What you will do — Using the listing below, please gather every line containing the word "seaborn".

Materials provided —
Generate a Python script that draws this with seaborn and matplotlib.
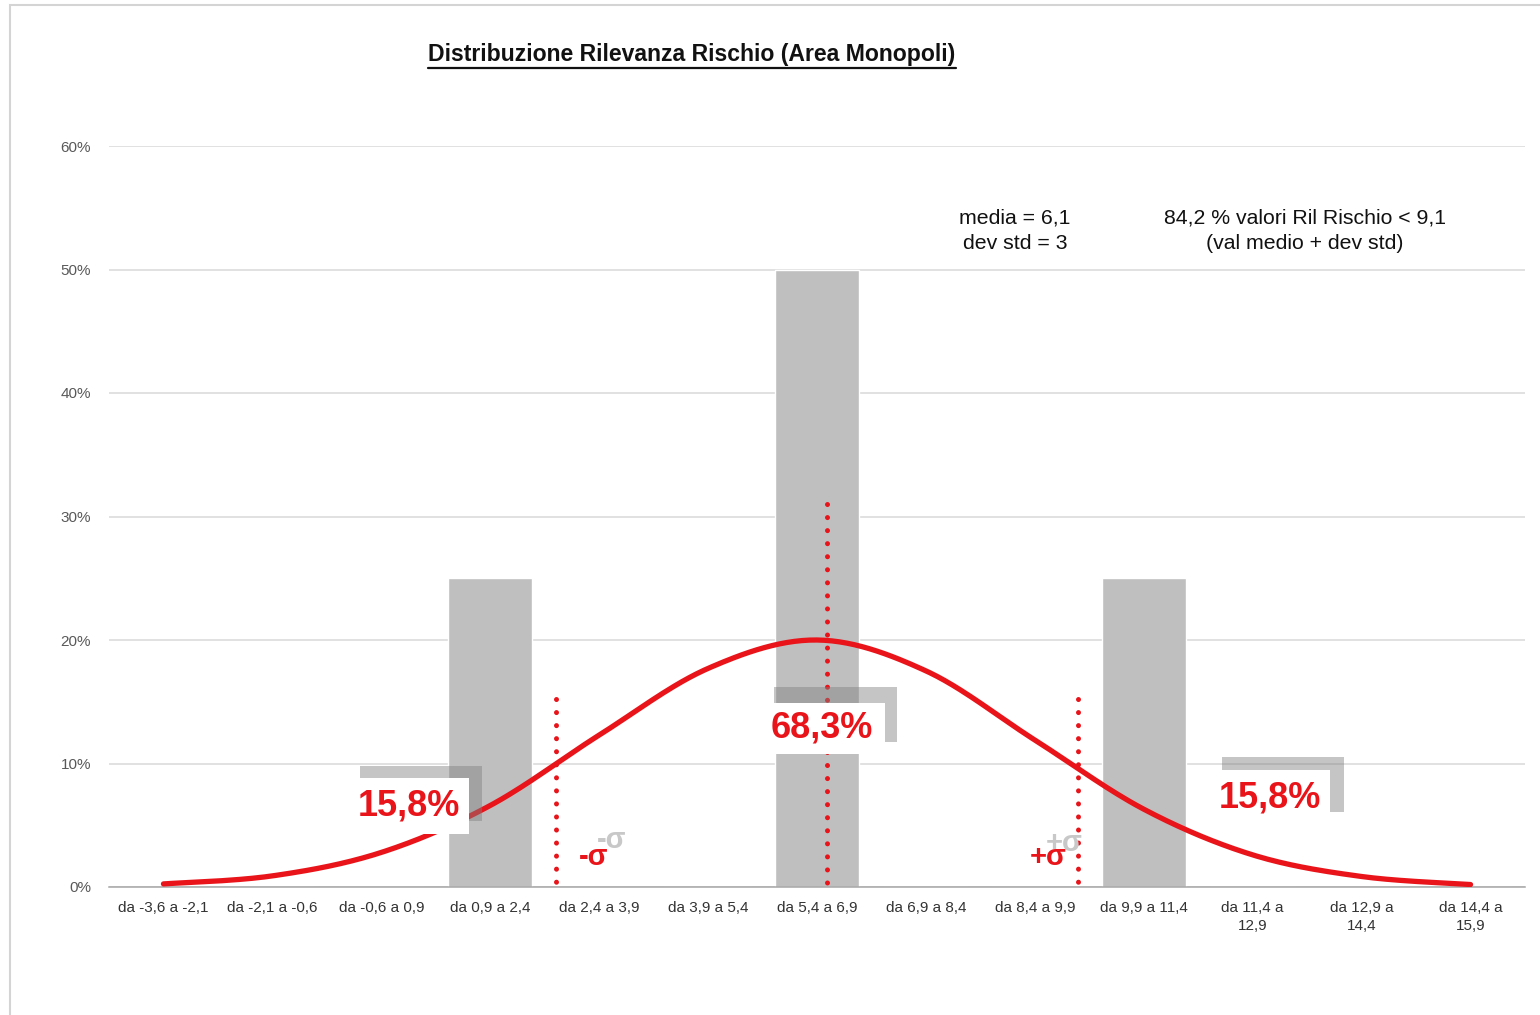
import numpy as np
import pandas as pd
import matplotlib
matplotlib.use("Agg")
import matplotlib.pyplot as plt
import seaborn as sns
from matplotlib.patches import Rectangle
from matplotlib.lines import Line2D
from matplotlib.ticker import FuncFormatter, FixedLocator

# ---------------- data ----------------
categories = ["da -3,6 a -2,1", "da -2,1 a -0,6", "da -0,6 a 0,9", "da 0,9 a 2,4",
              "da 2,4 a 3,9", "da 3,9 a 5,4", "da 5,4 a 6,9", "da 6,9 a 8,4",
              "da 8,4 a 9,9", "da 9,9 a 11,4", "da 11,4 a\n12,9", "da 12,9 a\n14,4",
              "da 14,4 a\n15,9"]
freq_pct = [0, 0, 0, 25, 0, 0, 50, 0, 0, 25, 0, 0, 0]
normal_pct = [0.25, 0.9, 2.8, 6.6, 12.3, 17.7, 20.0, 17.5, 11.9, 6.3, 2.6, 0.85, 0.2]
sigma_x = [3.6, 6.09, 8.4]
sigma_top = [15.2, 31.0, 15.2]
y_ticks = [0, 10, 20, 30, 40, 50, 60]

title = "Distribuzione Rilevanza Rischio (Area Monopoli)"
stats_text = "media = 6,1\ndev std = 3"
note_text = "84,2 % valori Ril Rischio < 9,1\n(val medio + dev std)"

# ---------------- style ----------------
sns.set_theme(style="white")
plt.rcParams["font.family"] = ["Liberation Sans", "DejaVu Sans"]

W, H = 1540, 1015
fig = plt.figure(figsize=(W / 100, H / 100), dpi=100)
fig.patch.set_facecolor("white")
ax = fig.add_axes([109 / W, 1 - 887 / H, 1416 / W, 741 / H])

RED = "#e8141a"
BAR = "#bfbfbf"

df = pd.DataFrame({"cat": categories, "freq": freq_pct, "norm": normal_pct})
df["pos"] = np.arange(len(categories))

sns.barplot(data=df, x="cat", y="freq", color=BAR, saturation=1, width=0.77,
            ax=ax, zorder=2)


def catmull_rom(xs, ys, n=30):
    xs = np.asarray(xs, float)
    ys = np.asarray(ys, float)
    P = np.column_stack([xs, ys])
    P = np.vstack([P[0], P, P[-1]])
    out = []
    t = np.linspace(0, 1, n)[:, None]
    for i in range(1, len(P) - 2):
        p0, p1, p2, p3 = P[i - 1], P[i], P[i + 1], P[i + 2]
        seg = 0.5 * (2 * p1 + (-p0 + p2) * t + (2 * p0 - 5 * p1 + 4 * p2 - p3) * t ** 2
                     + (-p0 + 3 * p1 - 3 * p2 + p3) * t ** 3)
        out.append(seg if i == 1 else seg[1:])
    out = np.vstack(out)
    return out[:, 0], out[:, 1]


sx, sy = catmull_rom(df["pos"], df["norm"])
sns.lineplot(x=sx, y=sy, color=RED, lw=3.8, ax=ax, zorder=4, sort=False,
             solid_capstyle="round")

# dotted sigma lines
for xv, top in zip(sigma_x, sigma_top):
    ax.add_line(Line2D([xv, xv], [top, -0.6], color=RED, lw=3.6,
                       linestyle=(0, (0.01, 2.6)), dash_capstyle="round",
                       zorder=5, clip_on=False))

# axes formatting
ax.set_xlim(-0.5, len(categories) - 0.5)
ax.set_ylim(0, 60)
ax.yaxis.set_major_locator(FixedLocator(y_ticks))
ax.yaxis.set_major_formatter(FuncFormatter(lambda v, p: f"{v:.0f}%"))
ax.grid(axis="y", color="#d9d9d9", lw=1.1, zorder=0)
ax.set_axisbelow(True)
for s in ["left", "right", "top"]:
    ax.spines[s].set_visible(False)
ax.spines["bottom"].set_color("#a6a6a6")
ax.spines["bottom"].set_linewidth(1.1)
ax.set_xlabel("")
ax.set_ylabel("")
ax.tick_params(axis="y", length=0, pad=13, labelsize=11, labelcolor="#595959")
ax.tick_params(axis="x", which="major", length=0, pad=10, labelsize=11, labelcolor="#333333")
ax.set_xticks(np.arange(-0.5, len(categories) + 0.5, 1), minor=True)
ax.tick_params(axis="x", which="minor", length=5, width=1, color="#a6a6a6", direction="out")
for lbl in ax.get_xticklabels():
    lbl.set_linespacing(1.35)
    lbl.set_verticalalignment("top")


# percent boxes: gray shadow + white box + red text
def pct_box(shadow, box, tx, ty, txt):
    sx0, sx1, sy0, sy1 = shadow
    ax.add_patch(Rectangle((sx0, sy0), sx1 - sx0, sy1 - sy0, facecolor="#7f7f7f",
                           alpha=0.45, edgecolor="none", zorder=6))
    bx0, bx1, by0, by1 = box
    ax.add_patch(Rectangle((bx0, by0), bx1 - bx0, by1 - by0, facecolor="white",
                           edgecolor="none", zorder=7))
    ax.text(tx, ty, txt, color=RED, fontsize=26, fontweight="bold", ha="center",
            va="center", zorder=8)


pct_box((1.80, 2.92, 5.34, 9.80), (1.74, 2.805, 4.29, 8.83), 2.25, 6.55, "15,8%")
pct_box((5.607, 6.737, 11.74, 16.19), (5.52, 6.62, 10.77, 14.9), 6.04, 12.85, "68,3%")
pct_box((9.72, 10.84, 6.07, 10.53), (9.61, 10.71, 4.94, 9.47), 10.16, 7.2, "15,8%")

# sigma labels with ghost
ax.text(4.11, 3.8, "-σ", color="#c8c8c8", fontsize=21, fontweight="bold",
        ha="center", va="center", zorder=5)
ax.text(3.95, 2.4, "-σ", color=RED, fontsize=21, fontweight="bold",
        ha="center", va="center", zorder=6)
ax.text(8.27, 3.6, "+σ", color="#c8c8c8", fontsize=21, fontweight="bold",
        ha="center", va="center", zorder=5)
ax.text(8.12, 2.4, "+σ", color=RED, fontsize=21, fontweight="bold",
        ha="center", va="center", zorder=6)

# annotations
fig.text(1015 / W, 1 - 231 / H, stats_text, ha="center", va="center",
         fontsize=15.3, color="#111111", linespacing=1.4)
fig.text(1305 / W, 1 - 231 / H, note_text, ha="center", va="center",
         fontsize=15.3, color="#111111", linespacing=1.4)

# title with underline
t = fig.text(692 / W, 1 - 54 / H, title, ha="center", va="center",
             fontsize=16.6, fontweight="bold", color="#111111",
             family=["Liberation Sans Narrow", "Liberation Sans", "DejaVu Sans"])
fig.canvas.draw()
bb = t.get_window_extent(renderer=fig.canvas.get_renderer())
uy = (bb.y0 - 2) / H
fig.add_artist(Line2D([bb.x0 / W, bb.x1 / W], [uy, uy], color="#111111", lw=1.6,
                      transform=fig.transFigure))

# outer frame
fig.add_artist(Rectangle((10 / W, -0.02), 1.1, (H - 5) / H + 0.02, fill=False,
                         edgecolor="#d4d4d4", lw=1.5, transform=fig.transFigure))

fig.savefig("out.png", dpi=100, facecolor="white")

...

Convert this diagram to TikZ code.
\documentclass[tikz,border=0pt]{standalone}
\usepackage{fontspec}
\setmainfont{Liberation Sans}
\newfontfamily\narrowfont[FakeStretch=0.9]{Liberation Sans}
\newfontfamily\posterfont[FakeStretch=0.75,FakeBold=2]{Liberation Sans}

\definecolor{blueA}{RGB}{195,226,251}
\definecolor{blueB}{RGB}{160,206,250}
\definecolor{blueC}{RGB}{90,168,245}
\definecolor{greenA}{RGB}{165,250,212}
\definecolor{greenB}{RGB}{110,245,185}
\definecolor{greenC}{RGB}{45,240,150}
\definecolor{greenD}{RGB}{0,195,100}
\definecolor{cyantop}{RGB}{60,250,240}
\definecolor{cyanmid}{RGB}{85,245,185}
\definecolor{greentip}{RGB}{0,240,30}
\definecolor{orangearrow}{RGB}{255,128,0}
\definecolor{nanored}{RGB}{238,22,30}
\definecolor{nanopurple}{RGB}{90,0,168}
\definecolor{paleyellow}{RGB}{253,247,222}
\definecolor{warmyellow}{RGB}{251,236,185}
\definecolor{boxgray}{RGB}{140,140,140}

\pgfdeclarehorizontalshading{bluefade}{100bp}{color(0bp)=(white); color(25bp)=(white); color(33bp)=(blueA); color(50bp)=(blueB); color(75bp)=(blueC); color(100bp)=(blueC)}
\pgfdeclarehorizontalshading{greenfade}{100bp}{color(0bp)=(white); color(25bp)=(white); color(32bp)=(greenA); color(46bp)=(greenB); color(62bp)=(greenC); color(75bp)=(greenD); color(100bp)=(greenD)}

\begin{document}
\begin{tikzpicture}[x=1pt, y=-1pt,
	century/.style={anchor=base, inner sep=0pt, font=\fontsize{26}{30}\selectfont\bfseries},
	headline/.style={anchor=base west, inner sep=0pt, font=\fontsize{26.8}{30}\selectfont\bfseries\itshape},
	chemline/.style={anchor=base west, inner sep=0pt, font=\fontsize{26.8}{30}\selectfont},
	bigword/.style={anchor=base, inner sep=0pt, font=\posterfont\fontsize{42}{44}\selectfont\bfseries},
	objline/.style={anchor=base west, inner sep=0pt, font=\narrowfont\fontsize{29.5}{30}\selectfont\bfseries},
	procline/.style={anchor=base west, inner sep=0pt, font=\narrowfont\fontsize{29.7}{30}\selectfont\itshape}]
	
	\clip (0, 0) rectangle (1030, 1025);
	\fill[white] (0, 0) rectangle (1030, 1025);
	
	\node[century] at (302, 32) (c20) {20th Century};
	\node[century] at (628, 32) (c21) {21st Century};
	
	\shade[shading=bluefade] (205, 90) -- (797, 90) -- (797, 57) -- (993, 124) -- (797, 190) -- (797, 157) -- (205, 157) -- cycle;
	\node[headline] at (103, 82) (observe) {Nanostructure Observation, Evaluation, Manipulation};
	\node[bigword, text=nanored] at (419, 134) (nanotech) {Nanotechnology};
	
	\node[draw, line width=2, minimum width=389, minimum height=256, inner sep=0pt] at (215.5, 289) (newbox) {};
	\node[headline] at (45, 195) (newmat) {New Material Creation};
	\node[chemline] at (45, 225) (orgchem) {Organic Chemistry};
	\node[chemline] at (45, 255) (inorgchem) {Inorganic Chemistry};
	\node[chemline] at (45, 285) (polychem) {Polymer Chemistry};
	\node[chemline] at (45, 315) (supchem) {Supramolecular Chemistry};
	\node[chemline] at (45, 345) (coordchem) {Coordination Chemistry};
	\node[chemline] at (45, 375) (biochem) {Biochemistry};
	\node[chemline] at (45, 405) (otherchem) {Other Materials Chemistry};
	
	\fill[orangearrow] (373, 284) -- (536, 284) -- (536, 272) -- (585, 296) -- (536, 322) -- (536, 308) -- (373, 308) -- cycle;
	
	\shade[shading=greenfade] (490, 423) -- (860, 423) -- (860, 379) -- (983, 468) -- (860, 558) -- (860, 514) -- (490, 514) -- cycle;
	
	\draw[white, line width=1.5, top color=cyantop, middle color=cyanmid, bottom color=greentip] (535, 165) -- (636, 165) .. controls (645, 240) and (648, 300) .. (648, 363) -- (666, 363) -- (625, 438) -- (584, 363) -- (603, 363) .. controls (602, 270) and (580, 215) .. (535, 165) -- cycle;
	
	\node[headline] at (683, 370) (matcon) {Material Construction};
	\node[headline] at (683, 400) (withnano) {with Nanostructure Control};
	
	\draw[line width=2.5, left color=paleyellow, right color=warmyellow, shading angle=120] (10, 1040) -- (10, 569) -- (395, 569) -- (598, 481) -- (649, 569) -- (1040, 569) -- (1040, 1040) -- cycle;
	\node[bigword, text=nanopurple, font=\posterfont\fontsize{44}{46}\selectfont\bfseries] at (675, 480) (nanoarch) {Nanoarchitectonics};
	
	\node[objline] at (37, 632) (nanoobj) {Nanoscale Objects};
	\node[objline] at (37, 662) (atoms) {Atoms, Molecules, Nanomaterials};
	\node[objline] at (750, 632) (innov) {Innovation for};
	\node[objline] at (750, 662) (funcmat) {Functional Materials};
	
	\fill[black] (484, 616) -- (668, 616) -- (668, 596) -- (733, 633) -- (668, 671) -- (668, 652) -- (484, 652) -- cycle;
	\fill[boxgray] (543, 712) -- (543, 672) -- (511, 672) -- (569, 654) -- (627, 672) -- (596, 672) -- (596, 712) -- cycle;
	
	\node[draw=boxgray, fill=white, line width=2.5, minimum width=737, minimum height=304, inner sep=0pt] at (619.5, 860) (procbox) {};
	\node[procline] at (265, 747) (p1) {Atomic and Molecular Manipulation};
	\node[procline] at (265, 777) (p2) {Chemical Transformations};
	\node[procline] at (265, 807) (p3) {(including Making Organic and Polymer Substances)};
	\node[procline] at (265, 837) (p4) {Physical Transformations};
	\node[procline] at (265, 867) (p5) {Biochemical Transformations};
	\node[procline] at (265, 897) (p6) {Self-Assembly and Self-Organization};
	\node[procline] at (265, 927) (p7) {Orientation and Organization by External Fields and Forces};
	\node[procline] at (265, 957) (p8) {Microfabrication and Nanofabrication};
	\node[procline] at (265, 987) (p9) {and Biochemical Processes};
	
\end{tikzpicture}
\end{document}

* * *

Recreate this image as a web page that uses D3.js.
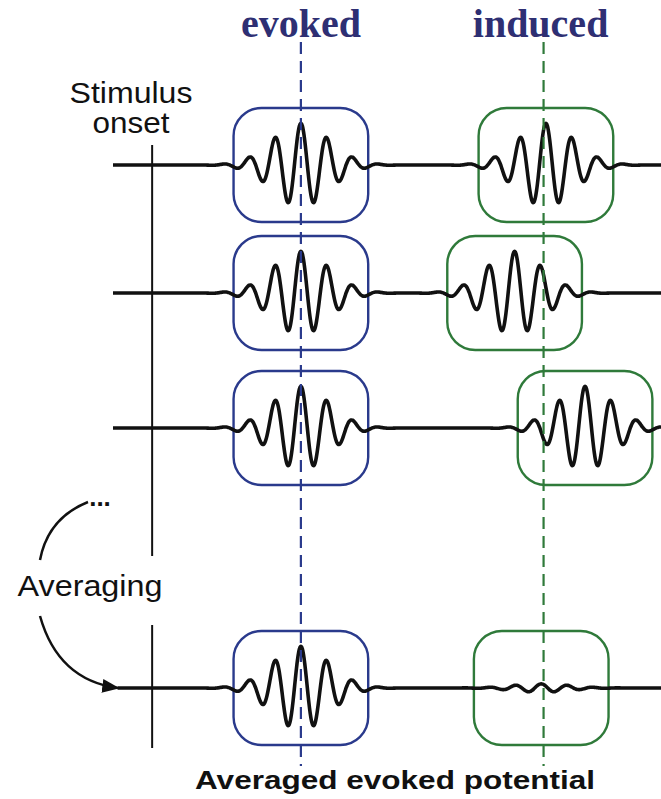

Reply —
Generate a Python script that draws this with seaborn and matplotlib.
import seaborn as sns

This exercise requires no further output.